An integral aspect of those relationships are the Landlord Liaisons — a small group of people who work as go-betweens for the program and the private market. “It’s a pivotal role,” says Crewson. “They serve as support for landlords; the first point of contact if anything goes sideways. They recruit new landlords and mediate if there are problems.” For example, a landlord can call if the tenant is having issues with the neighbours or struggling to meet rent.

Al Kemp, CEO of the Rental Owners and Managers of BC, said tenants who are doing well in social housing can be supported to move into private rentals, freeing up space in social housing to those just coming off the street. It reduces the need to build expensive social housing projects, which are often in development for years before addressing housing needs.

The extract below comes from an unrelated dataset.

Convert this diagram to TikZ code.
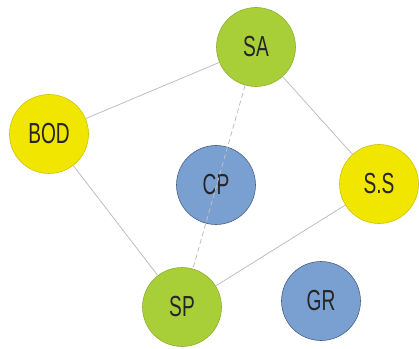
\documentclass[tikz,border=0pt]{standalone}
\usepackage{fontspec}
\newfontfamily\narrowsans[FakeStretch=0.66]{Liberation Sans}
\definecolor{leaf}{RGB}{168,206,56}
\definecolor{lemon}{RGB}{240,230,0}
\definecolor{steel}{RGB}{122,160,210}
\definecolor{wire}{RGB}{190,190,190}
\begin{document}
\begin{tikzpicture}[x=1pt, y=1pt, auto, >=stealth,
	ball/.style={circle, minimum size=79pt, inner sep=0pt, line width=0.6pt,
		font=\narrowsans\fontsize{29}{31}\selectfont, text=black!85},
	greenball/.style={ball, fill=leaf, draw=leaf!85!black},
	yellowball/.style={ball, fill=lemon, draw=lemon!85!black},
	blueball/.style={ball, fill=steel, draw=steel!60!black},
	link/.style={draw=wire, line width=0.8pt}]
	\useasboundingbox (0, 0) rectangle (419, 348);
	\node[greenball] (sa) at (256, 301) {SA};
	\node[yellowball] (bod) at (49, 214) {BOD};
	\node[blueball] (cp) at (216, 163) {CP};
	\node[yellowball] (ss) at (379, 164) {S.S};
	\node[greenball] (sp) at (182, 41) {SP};
	\node[blueball] (gr) at (321, 47) {GR};
	\draw[link] (sa) -- (bod);
	\draw[link] (sa) -- (ss);
	\draw[link] (bod) -- (sp);
	\draw[link] (sp) -- (ss);
	\draw[link, dashed, dash pattern=on 5pt off 3pt] (sa) -- (sp);
      \end{tikzpicture}
\end{document}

With an annual budget of $860,000 for Streets2Homes –– $230,000 of which came from the United Way in 2011 –– the program provides an individual housing subsidy of up to $300 per month, depending on income and rent cost. People might also receive financial assistance for replacing lost ID or for some basic housekeeping items when they first move in. “There is no set amount per person for this kind of assistance, and we try to keep it to the essentials,” says Crewson.

As of July this year, 85 people were actively housed in the program and 15 more had moved on in positive ways. “We want to create an environment where people are able to reach their potential,” says Crewson.

Groups that deal with homelessness and other housing issues typically work under the assumption that stability in one aspect of life is key to finding it in others. The United Way’s
poverty to possibility initiatives help create stability in all areas of peoples’ lives, providing not only opportunities, but the personal empowerment needed to take advantage of them.

Under the From poverty to possibility focus, other United Way supported housing initiatives like those provided by Cool Aid and the Victoria Housing Society, often provide opportunities for an individual to discover his or her own potential.

“Once people start to experience their own power, they may start to think in terms of being able to succeed in other ways,” says Crewson.

Support Workers Listen

To support the transition from poverty to possibility, Streets2Homes connects people in the program to one of five support workers, who help about 25 people at a time.

“I never make decisions for my clients,” says Birger Reith, one of the program’s support workers, who was linked with Hercina. “We discuss the options. I don’t feed them my opinion about how they should live their lives.” Instead, he asks clients what they think should happen, puts control back into their hands, and then helps them achieve individualized goals.

For Hercina, who came out of treatment one year ago, that approach and his stable housing have provided him the confidence to start looking beyond his addiction. He has completed a two-year Celtic shaman apprenticeship and is a certified Reiki master, but he says it’s more likely that he’ll wind up working in the caregiver field in the future, perhaps training as a community health worker through one of the training services such as the REES and Peer to Peer programs at Cool Aid, also supported by the United Way.

For now though, he continues to talk with Reith on a regular basis. He’s befriended his landlord and they often get together to play guitar, far from the streets where he used to seek shelter and do drugs.